Commission recovery and reconciliation specialist eCommission Solutions is joining a growing list of travel industry firms launching business intelligence platforms. "I didn't recognize the value of all the types of data we're sitting on," said ECS founder and CEO Paul Hoffmann. "It's big data, but how one manages and digests this information is critical. We have focused on commission recovery, which is very valuable because it's about the money, but we've come to understand that it's not just about the money; it's about the data."
Designed to address "the struggles agencies face organizing and interpreting big data from millions of evolving bookings from disparate sources," Hoffman said the ECS Business Intelligence Platform leverages the company's vast data warehouse. ECS this month intends to begin a three-month beta test before making the new product available to all customers, primarily travel agencies and ARC-accredited Corporate Travel Departments. According to a spokesperson, the "basic reporting package" will be included in all current ECS contracts while an "advanced" version with additional features will incur an added fee.
The focus is outside the airline realm: hotels, car rentals, travel insurance and "anything that has revenue associated with it for agencies to either make those accommodations or collect commissionable information," Hoffman explained. "Through ARC, travel agencies can have an audit trail to the penny as it relates to airline tickets," but for other travel components, "the traveler is settling directly with the vendor__when they check out of a hotel or settle up with the rental car company__so there's no clear precise audit trail. We take consumed data and paid data and put it all together."
That's not to say that the air travel data isn't collected. It's important to know, for example, if a traveler took a flight and didn't return until at least the next day, pointing to the likelihood of a hotel stay. That can lead to metrics on hotel attachment rates and incremental revenue opportunities for agencies, "but at this point we are not tracking the financial or accounting information [of air travel] because there are a lot of other companies that do that," Hoffman said.
The platform can generate various standard reports covering the financial, operational, accounting, account management and supplier relationship aspects of a travel agency's business. Agency users can drill down into specific client metrics and individual agent performance, view executive dashboards and customize reports. They also can use the information to analyze client travel patterns and policy compliance.
Access is furnished through web services, bringing users into their partition of the ECS data repository. Hoffmann explained that the repository is fed by four data sources: proprietary technology called Snapshot that collects GDS booking data at the point of sale, travel agency back-office accounting information, consolidated payment data from hotels (which may include hard copies of checks that some hotel companies still cut) or third parties involved in consolidating such data, and responses from hotels when ECS identifies a booking for which no commission payment has been made to the agency.
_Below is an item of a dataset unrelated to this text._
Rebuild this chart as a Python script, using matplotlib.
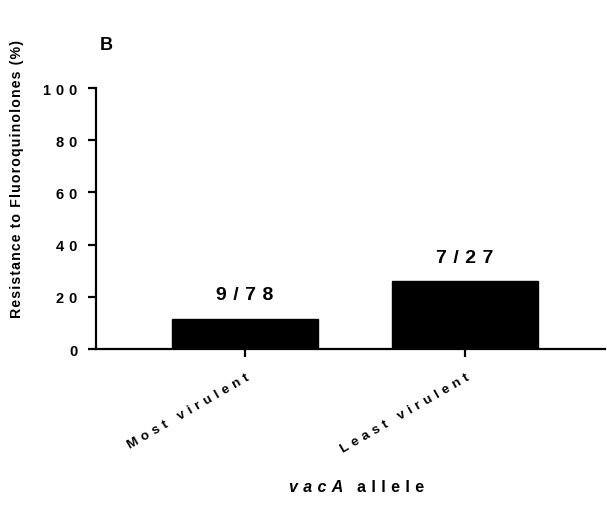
import matplotlib
matplotlib.use("Agg")
import matplotlib.pyplot as plt

# data
categories = ["Most virulent", "Least virulent"]
resistant = [9, 7]
totals = [78, 27]
percent = [100 * r / t for r, t in zip(resistant, totals)]
yticks = [0, 20, 40, 60, 80, 100]

plt.rcParams["font.family"] = ["Liberation Sans", "DejaVu Sans"]
plt.rcParams["font.weight"] = "bold"


def spaced(s, sep="\u2004"):
    # Prism-style letter spacing
    return sep.join(s)


fig = plt.figure(figsize=(6.07, 5.06), dpi=100)
ax = fig.add_axes([0.158, 0.308, 0.839, 0.516])

x = list(range(len(categories)))
ax.bar(x, percent, width=0.66, color="black", edgecolor="black")

for xi, p, r, t in zip(x, percent, resistant, totals):
    ax.text(xi, p + 6, spaced(f"{r}/{t}"), ha="center", va="bottom",
            fontsize=14, fontweight="bold")

ax.set_ylim(0, 100)
ax.set_xlim(-0.677, 1.636)
ax.set_yticks(yticks)
ax.set_yticklabels([spaced(str(v)) for v in yticks], fontsize=10.5, fontweight="bold")
ax.set_xticks(x)
ax.set_xticklabels([spaced(c) for c in categories], rotation=30, ha="right",
                   va="top", rotation_mode="anchor", fontsize=9.7, fontweight="bold")

for side in ["top", "right"]:
    ax.spines[side].set_visible(False)
for side in ["left", "bottom"]:
    ax.spines[side].set_linewidth(1.6)
ax.tick_params(width=1.6, length=5.5)
ax.tick_params(axis="y", pad=8)
ax.tick_params(axis="x", pad=10)

fig.text(0.028, 0.647, spaced("Resistance to Fluoroquinolones (%)", "\u200a"),
         rotation=90, ha="center", va="center", fontsize=10.2, fontweight="bold")
fig.text(0.565, 0.036, spaced("vacA"), style="italic", ha="right",
         va="center", fontsize=11.5, fontweight="bold")
fig.text(0.588, 0.036, spaced("allele"), ha="left", va="center",
         fontsize=11.5, fontweight="bold")
fig.text(0.175, 0.91, "B", ha="center", va="center", fontsize=13, fontweight="bold")

fig.savefig("out.png", dpi=100)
Taken together, "it gives us a number of more dimensions on how a travel agent looks at their clients, their vendors, their pay-for-performance programs, agent productivity, and the list goes on," Hoffmann said.
By combining all those data sources, ECS can determine when hotel segments, for example, are active in the GDS but "for a myriad of reasons do not make it into the back office," Hoffmann said, adding that an average of 15 percent to 20 percent of such segments fall into that category.
ECS already had built internally its data warehouse, and considered doing the same for the business intelligence layer. "We recognized how big a project it was and ended up licensing technology," Hoffmann said, noting that the supplier of that technology is not yet willing to be identified.
New business intelligence systems also have been or are being developed by Cornerstone Information Systems, BCD Travel, Carlson Wagonlit Travel, Concur, Travel Leaders Corporate (for meetings) and Australia's Corporate Travel Management. Many others within the corporate travel industry intend to develop new ways to filter data into usable information.
ECS is introducing the BI platform during a period of rapid growth for the company. Among a client roster of more than 100, Hoffmann claimed American Express (both its consumer group and the Global Business Travel operation), BCD Travel, Carlson and Travel Leaders.